In Yangon wohne ich im Zentrum im chinesischen Viertel. Hier zeigt sich die Stadt einerseits als unglaublich hässlich und abgewirtschaftet – alle Gebäude bröckeln auseinander, die Fassaden sind mit Wasserflecken und Moos überzogen, und das graue Wetter verstärkt den Eindruck einer verrottenden Stadt. Andererseits ist das Viertel kulturell wahnsinnig bunt und lebendig. Überall gibt es Geschäfte, die Straßen sind voll mit Menschen und vor allem Essensständen. Hier zu sein als immer hungriger Radfahrer in einem Land mit teils unfassbar niedrigen Preisen ist ein Vergnügen. Endlos esse ich mich von Stand zu Stand.
Sensationell ist das Nebeneinander der Religionen. Die Stadt ist voll mit Tempeln, Moscheen, Kirchen und Synagogen. Auf der einen Straßenseite hallen buddhistische Gebete aus einem Lautsprecher, auf der anderen ruft der Muezzin zum Gebet. Um die Ecke steht einer der bedeutenderen buddhistischen Tempel der Stadt, dahinter eine christliche Kirche. An verschleierten Frauen hastet eine pinke Schlange buddhistischer Mönchsnovizinnen auf Almosengang vorbei. Diese sieht man hier recht häufig, während der befristete Gang ins Kloster in anderen buddhistischen Ländern Männersache ist.

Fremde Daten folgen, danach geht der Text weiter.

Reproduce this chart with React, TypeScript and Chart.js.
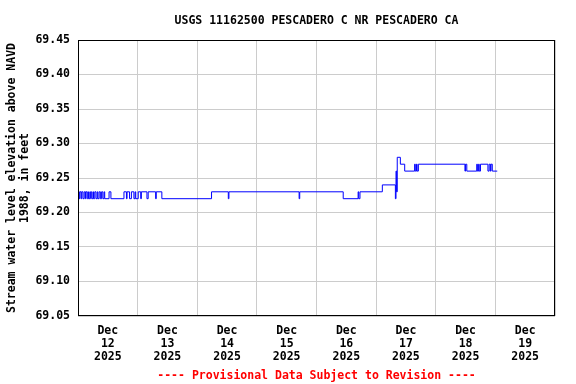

Vor dem Hintergrund der Regensaison und vor allem, weil mein Visum abgelaufen ist, wird es Zeit, das Land zu verlassen. Vier Wochen habe ich in Myanmar verbracht, in dieser Zeit 2100 Kilometer mit dem Rad zurückgelegt und damit gemessen an der Landesgröße (etwa doppelt so groß wie Deutschland) nur einen kleinen Teil kennengelernt eines vielseitigen, spannenden, freundlichen Landes.
Oft werde ich gefragt, welches der von mir bereisten Länder das beste war. Myanmar hat sich weit vorne eingereiht.